Friday, May 15, 2015
Numbers Game- Rebecca Rode
Description: Treena is nervous for Rating Day. A single number will brand her forever—a valuable citizen, or a pathetic waste of space. Her top-Rated boyfriend is confident their scores will coincide so they can attend the academy together. But when the big day arrives, her true number shocks everyone.
To get her life and boyfriend back, she must go undercover and expose a military spy. Doesn’t sound too hard, except that someone wants her dead. And then there’s Vance, the mysterious soldier with a haunted past and beautiful brown eyes. Together, they discover a dark numbers conspiracy, one that shatters the nation’s future. Treena must join up with Vance if she is to survive the dangerous game of numbers—and the terrible war that rages within her heart.

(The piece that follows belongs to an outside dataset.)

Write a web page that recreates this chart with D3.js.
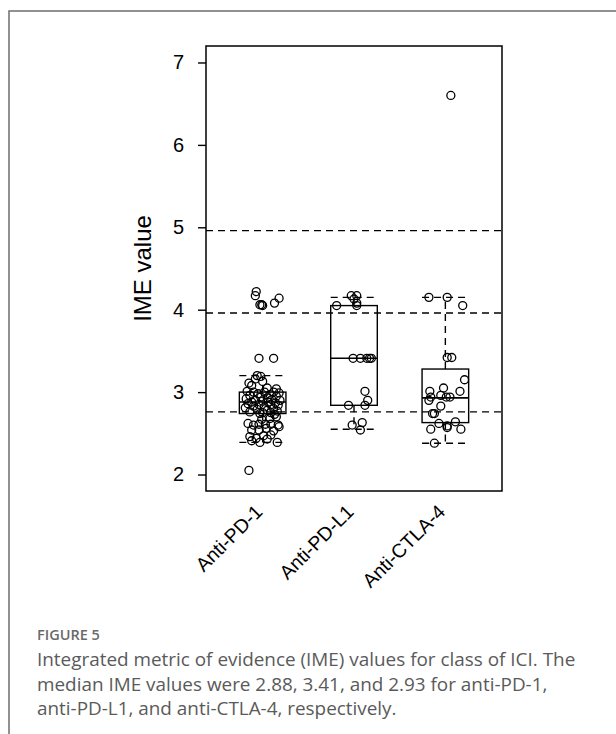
<!DOCTYPE html>
<html>
<head>
<meta charset="utf-8">
<script src="https://cdn.jsdelivr.net/npm/d3@7"></script>
<style>
  body { margin: 0; background: #fff; }
  svg { display: block; }
</style>
</head>
<body>
<div id="vis"></div>
<script>
const FRAME_WIDTH = 616;
const FRAME_HEIGHT = 734;
const PLOT = {left: 206, right: 502, top: 46, bottom: 491};

// Data
const categories = ['Anti-PD-1', 'Anti-PD-L1', 'Anti-CTLA-4'];
const yTicks = [2, 3, 4, 5, 6, 7];
const refLines = [4.96, 3.96, 2.76];

// box statistics per class
const whiskLow = [2.39, 2.55, 2.38];
const q1 = [2.74, 2.84, 2.63];
const median = [2.88, 3.41, 2.93];
const q3 = [3.00, 4.05, 3.28];
const whiskHigh = [3.20, 4.15, 4.15];

// individual IME values and their horizontal jitter (in category units)
const pd1Values = [4.22, 4.17, 4.06, 4.06, 4.05, 4.14, 4.08, 3.41, 3.41,
  3.20, 3.19, 3.16, 3.11, 3.13, 3.08, 3.05, 3.04,
  3.01, 3.00, 3.00, 3.00, 2.99, 2.98, 2.97, 2.96, 2.95, 2.94, 2.93, 2.92, 2.91, 2.90, 2.90,
  2.89, 2.88, 2.88, 2.87, 2.86, 2.85, 2.85, 2.84, 2.83, 2.82, 2.81, 2.80, 2.79, 2.78, 2.77,
  2.76, 2.75, 2.75, 2.74, 2.73,
  2.70, 2.68, 2.67, 2.62, 2.61, 2.61, 2.61, 2.60, 2.60, 2.58, 2.56, 2.54, 2.54, 2.53,
  2.48, 2.47, 2.46, 2.44, 2.43, 2.41, 2.39, 2.39, 2.05];
const pd1Jitter = [-0.07, -0.08, -0.03, -0.01, 0.00, 0.18, 0.13, -0.04, 0.12,
  -0.06, -0.02, -0.08, -0.15, 0.00, -0.12, 0.05, 0.15,
  -0.17, -0.10, 0.02, 0.12, 0.18, -0.05, 0.08, -0.14, 0.15, -0.02, 0.05, -0.18, 0.10, -0.08, 0.19,
  0.00, -0.12, 0.06, 0.14, -0.16, -0.04, 0.09, 0.17, -0.10, 0.02, -0.19, 0.12, -0.06, 0.05, 0.16,
  -0.14, 0.00, 0.09, -0.03, 0.13,
  0.15, 0.08, -0.01, -0.16, -0.04, 0.03, 0.09, -0.10, 0.17, 0.18, 0.04, -0.12, -0.04, 0.12,
  0.09, 0.01, -0.14, -0.07, 0.05, -0.12, -0.03, 0.16, -0.15];

const pdl1Values = [4.17, 4.17, 4.13, 4.08, 4.05, 4.05,
  3.41, 3.41, 3.41, 3.41, 3.41, 3.01, 2.90, 2.84, 2.84, 2.63, 2.60, 2.54];
const pdl1Jitter = [-0.03, 0.03, 0.00, 0.03, -0.19, 0.03,
  -0.01, 0.07, 0.14, 0.17, 0.19, 0.12, 0.15, 0.12, -0.06, 0.09, -0.02, 0.07];

const ctla4Values = [6.60, 4.15, 4.15, 4.05, 3.42, 3.42, 3.15, 3.01, 3.01, 3.05, 2.96,
  2.90, 2.94, 2.94, 2.94, 2.83, 2.74, 2.74, 2.62, 2.55, 2.59, 2.57, 2.64, 2.55, 2.38];
const ctla4Jitter = [0.06, -0.18, 0.02, 0.19, 0.02, 0.07, 0.21, 0.16, -0.17, -0.02, -0.05,
  -0.18, -0.16, 0.01, 0.05, -0.05, -0.14, -0.12, -0.07, -0.16, 0.02, 0.02, 0.11, 0.17, -0.12];

const groupValues = [pd1Values, pdl1Values, ctla4Values];
const groupJitter = [pd1Jitter, pdl1Jitter, ctla4Jitter];

const points = [];
groupValues.forEach((vals, g) => {
  vals.forEach((v, i) => points.push({x: g + 1 + groupJitter[g][i], y: v}));
});

const FRAME = d3.select('#vis')
  .append('svg')
    .attr('width', FRAME_WIDTH)
    .attr('height', FRAME_HEIGHT);

// outer figure border
FRAME.append('rect')
  .attr('x', 9).attr('y', 11)
  .attr('width', 700).attr('height', 800)
  .attr('fill', 'none')
  .attr('stroke', '#6e6e6e')
  .attr('stroke-width', 1.5);

const X_SCALE = d3.scaleLinear().domain([0.38, 3.62]).range([PLOT.left, PLOT.right]);
const Y_SCALE = d3.scaleLinear().domain([1.8, 7.2]).range([PLOT.bottom, PLOT.top]);

const BOX_W = X_SCALE(1.255) - X_SCALE(1);
const DASH = '7,5';

// reference lines
FRAME.selectAll('.ref')
  .data(refLines)
  .enter()
  .append('line')
    .attr('x1', PLOT.left).attr('x2', PLOT.right)
    .attr('y1', (d) => Y_SCALE(d)).attr('y2', (d) => Y_SCALE(d))
    .attr('stroke', '#000')
    .attr('stroke-width', 1.4)
    .attr('stroke-dasharray', DASH);

// boxes
const boxes = FRAME.selectAll('.box')
  .data(categories)
  .enter()
  .append('g');

boxes.append('rect')
  .attr('x', (d, i) => X_SCALE(i + 1) - BOX_W)
  .attr('y', (d, i) => Y_SCALE(q3[i]))
  .attr('width', BOX_W * 2)
  .attr('height', (d, i) => Y_SCALE(q1[i]) - Y_SCALE(q3[i]))
  .attr('fill', 'none')
  .attr('stroke', '#000')
  .attr('stroke-width', 1.4);

boxes.append('line')
  .attr('x1', (d, i) => X_SCALE(i + 1) - BOX_W)
  .attr('x2', (d, i) => X_SCALE(i + 1) + BOX_W)
  .attr('y1', (d, i) => Y_SCALE(median[i]))
  .attr('y2', (d, i) => Y_SCALE(median[i]))
  .attr('stroke', '#000')
  .attr('stroke-width', 1.6);

// whiskers and staples
[[q3, whiskHigh], [q1, whiskLow]].forEach(([from, to]) => {
  boxes.append('line')
    .attr('x1', (d, i) => X_SCALE(i + 1))
    .attr('x2', (d, i) => X_SCALE(i + 1))
    .attr('y1', (d, i) => Y_SCALE(from[i]))
    .attr('y2', (d, i) => Y_SCALE(to[i]))
    .attr('stroke', '#000')
    .attr('stroke-width', 1.4)
    .attr('stroke-dasharray', DASH);
  boxes.append('line')
    .attr('x1', (d, i) => X_SCALE(i + 1) - BOX_W)
    .attr('x2', (d, i) => X_SCALE(i + 1) + BOX_W)
    .attr('y1', (d, i) => Y_SCALE(to[i]))
    .attr('y2', (d, i) => Y_SCALE(to[i]))
    .attr('stroke', '#000')
    .attr('stroke-width', 1.4)
    .attr('stroke-dasharray', DASH);
});

// jittered points
FRAME.selectAll('.pt')
  .data(points)
  .enter()
  .append('circle')
    .attr('cx', (d) => X_SCALE(d.x))
    .attr('cy', (d) => Y_SCALE(d.y))
    .attr('r', 4)
    .attr('fill', 'none')
    .attr('stroke', '#000')
    .attr('stroke-width', 1.3);

// plot border
FRAME.append('rect')
  .attr('x', PLOT.left).attr('y', PLOT.top)
  .attr('width', PLOT.right - PLOT.left)
  .attr('height', PLOT.bottom - PLOT.top)
  .attr('fill', 'none')
  .attr('stroke', '#000')
  .attr('stroke-width', 1.5);

// y axis
const yAxis = FRAME.append('g')
  .attr('transform', 'translate(' + PLOT.left + ',0)')
  .call(d3.axisLeft(Y_SCALE).tickValues(yTicks).tickSize(8).tickPadding(14).tickFormat(d3.format('d')));
yAxis.select('.domain').remove();
yAxis.selectAll('line').attr('stroke', '#000').attr('stroke-width', 1.4);
yAxis.selectAll('text')
  .attr('font-family', 'Liberation Sans, Arial, sans-serif')
  .attr('font-size', '20px')
  .attr('fill', '#000');

FRAME.append('text')
  .attr('transform', 'translate(151,' + ((PLOT.top + PLOT.bottom) / 2) + ') rotate(-90)')
  .attr('text-anchor', 'middle')
  .attr('font-family', 'Liberation Sans, Arial, sans-serif')
  .attr('font-size', '24px')
  .text('IME value');

// x labels
FRAME.selectAll('.xlab')
  .data(categories)
  .enter()
  .append('text')
    .attr('transform', (d, i) => 'translate(' + (X_SCALE(i + 1) + 1) + ',' + 513 + ') rotate(-45)')
    .attr('text-anchor', 'end')
    .attr('font-family', 'Liberation Sans, Arial, sans-serif')
    .attr('font-size', '19.5px')
    .text((d) => d);

// caption
FRAME.append('text')
  .attr('x', 37).attr('y', 640)
  .attr('font-family', 'Open Sans, sans-serif')
  .attr('font-size', '14.5px')
  .attr('font-weight', 600)
  .attr('fill', '#6a6a6a')
  .text('FIGURE 5');

const caption = [
  'Integrated metric of evidence (IME) values for class of ICI. The',
  'median IME values were 2.88, 3.41, and 2.93 for anti-PD-1,',
  'anti-PD-L1, and anti-CTLA-4, respectively.'
];
FRAME.selectAll('.cap')
  .data(caption)
  .enter()
  .append('text')
    .attr('x', 37)
    .attr('y', (d, i) => 666 + i * 24.5)
    .attr('font-family', 'Open Sans, sans-serif')
    .attr('font-size', '18.9px')
    .attr('fill', '#5a5a5a')
    .text((d) => d);
</script>
</body>
</html>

My Thoughts: Numbers Game begins like most any other YA dystopian, with a right of passage into society at the age of sixteen which propels the characters into the adult conflicts of their world. For the first quarter of the book, I have to admit that I was far from enamored with the plot line, however, toward the end, I liked it enough that I am really looking forward to reading the next book.
To begin with, I found Treena's goals and motions to be rather shallow. The things she did to, as it says in the description, get her boyfriend back, were rather foolish. That, and Vance's open disgust for all people, made me question if the Numbers Game was going to be worth finishing.
I'm not sure at what point exactly my opinion of the characters changed. Probably some where when Treena realized the stupidity of her motivations and Vance actually started to be civil. At that point, I found Treena to be one of the most relatable heroines I have found in YA dystopians and Vance became a hero worth rooting for.
Numbers Game is by no means perfect. But I think it is one you can love despite its flaws. And when looking at my rating, remember that every book is more than its numbers (I'm sorry, I couldn't resist).
I received this e-book through I'm A Reader, Not a Writer's review program.